Buying our beef from Argentina, or our cheese from NZ, or even your stawberries from WA if you live east of Kalgoorlie, always assumes that the goods are always going to get to market – that transportation will never be interrupted.
Perhaps that is a dangerous assumption.
Mork, Fyodor: I understand that drumming up interest in an IPO requires a good deal of salesmanship, but why couldn’t you pay them fees to drum up interest in stock sold through a process that doesn’t favour the well-connected?
I guess that part of the way they get people in – get them to buy up stock that’s an unknown quantity is to give them the feeling that they’re getting a special deal. The promise of a special deal necessarily implies insiders.
(I’m thinking aloud here. I wish it were not true.
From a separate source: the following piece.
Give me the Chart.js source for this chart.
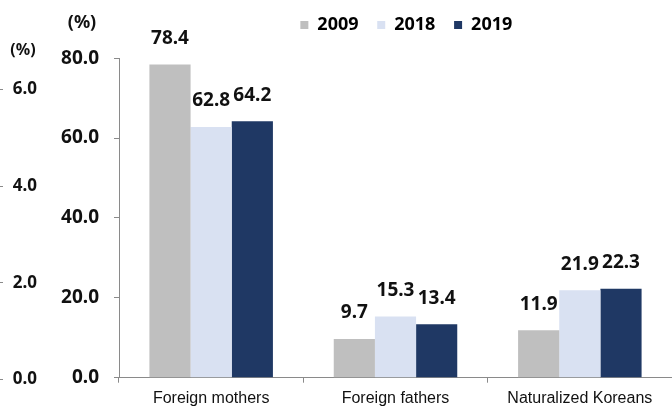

But the fact that Google may have left a lot of value on the table by not using investment bankers is sobering. If Google can’t do it, who can?)
Robert,
The well-connected are usually also rich investors, and therefore “High-Value Clients” for the broker. They stump up money for IPOs on the understanding that they get looked after by the broker, i.e. get preferential allocation. The broker looks after them because: a) he has to find investors anyway; and b) he knows the HVC will keep coming back in future, for both primary (i.e. IPO) and secondary (i.e. normal, on-market) trading.
The result? Company obtains new investors; broker does his job and collects a fat wad of fees; broker’s clients make some easy money. Everybody happy, except the poor schmucks who think the market is fair and are disappointed not to get set in the IPO.
The world turns and another day begins.
Two great lines about the stockmarket.
“If you can’t spot the sucker, it’s you.”
“Where are the customers’ yachts?”
Or to paraphrase M. Fyodor, the sun churns and burns, and so does everything under it.